→ Stored data
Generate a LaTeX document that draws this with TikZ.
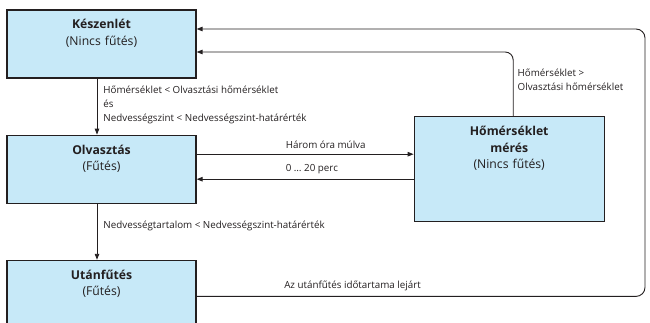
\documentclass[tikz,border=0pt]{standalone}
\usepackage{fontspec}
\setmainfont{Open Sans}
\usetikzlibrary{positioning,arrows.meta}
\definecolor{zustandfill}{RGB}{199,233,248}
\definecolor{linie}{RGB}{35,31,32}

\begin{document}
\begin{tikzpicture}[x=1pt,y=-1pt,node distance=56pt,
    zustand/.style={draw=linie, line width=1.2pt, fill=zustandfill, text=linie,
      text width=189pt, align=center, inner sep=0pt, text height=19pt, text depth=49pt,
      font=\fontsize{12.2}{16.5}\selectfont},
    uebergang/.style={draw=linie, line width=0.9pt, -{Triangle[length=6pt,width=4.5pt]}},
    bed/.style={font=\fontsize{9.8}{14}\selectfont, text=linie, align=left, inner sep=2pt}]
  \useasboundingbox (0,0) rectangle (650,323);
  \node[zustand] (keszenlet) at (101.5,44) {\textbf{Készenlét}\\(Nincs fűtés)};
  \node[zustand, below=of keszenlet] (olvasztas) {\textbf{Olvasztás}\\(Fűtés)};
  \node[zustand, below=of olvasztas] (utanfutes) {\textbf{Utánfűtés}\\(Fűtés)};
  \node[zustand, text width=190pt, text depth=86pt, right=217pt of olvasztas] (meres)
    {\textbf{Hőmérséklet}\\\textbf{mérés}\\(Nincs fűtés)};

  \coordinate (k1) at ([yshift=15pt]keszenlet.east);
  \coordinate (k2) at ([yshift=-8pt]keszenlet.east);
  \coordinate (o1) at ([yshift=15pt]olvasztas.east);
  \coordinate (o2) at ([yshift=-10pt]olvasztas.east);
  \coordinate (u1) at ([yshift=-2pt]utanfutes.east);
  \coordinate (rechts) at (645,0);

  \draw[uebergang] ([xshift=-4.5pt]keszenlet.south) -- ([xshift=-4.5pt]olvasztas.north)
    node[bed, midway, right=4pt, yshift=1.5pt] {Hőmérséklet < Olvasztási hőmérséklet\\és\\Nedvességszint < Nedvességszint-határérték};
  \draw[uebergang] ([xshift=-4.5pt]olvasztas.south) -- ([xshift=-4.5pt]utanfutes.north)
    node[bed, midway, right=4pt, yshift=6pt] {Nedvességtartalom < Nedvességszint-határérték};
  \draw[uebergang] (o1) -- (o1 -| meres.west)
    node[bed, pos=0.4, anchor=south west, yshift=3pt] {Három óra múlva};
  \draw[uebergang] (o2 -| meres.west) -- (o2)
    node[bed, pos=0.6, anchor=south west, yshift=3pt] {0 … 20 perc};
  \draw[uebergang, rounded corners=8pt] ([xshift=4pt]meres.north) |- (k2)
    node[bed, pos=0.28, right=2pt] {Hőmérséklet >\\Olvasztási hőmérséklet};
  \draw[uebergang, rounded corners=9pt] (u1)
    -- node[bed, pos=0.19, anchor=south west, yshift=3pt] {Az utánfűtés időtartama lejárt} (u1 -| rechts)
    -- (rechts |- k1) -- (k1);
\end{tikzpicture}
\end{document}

→ Aim
Exactly as written, please give again the lines from the beginning of the listing through the line containing "(rechts) at (645,0);", inclusive, without any pictures.

→ Exercise result
Generate a LaTeX document that draws this with TikZ.
\documentclass[tikz,border=0pt]{standalone}
\usepackage{fontspec}
\setmainfont{Open Sans}
\usetikzlibrary{positioning,arrows.meta}
\definecolor{zustandfill}{RGB}{199,233,248}
\definecolor{linie}{RGB}{35,31,32}

\begin{document}
\begin{tikzpicture}[x=1pt,y=-1pt,node distance=56pt,
    zustand/.style={draw=linie, line width=1.2pt, fill=zustandfill, text=linie,
      text width=189pt, align=center, inner sep=0pt, text height=19pt, text depth=49pt,
      font=\fontsize{12.2}{16.5}\selectfont},
    uebergang/.style={draw=linie, line width=0.9pt, -{Triangle[length=6pt,width=4.5pt]}},
    bed/.style={font=\fontsize{9.8}{14}\selectfont, text=linie, align=left, inner sep=2pt}]
  \useasboundingbox (0,0) rectangle (650,323);
  \node[zustand] (keszenlet) at (101.5,44) {\textbf{Készenlét}\\(Nincs fűtés)};
  \node[zustand, below=of keszenlet] (olvasztas) {\textbf{Olvasztás}\\(Fűtés)};
  \node[zustand, below=of olvasztas] (utanfutes) {\textbf{Utánfűtés}\\(Fűtés)};
  \node[zustand, text width=190pt, text depth=86pt, right=217pt of olvasztas] (meres)
    {\textbf{Hőmérséklet}\\\textbf{mérés}\\(Nincs fűtés)};

  \coordinate (k1) at ([yshift=15pt]keszenlet.east);
  \coordinate (k2) at ([yshift=-8pt]keszenlet.east);
  \coordinate (o1) at ([yshift=15pt]olvasztas.east);
  \coordinate (o2) at ([yshift=-10pt]olvasztas.east);
  \coordinate (u1) at ([yshift=-2pt]utanfutes.east);
  \coordinate (rechts) at (645,0);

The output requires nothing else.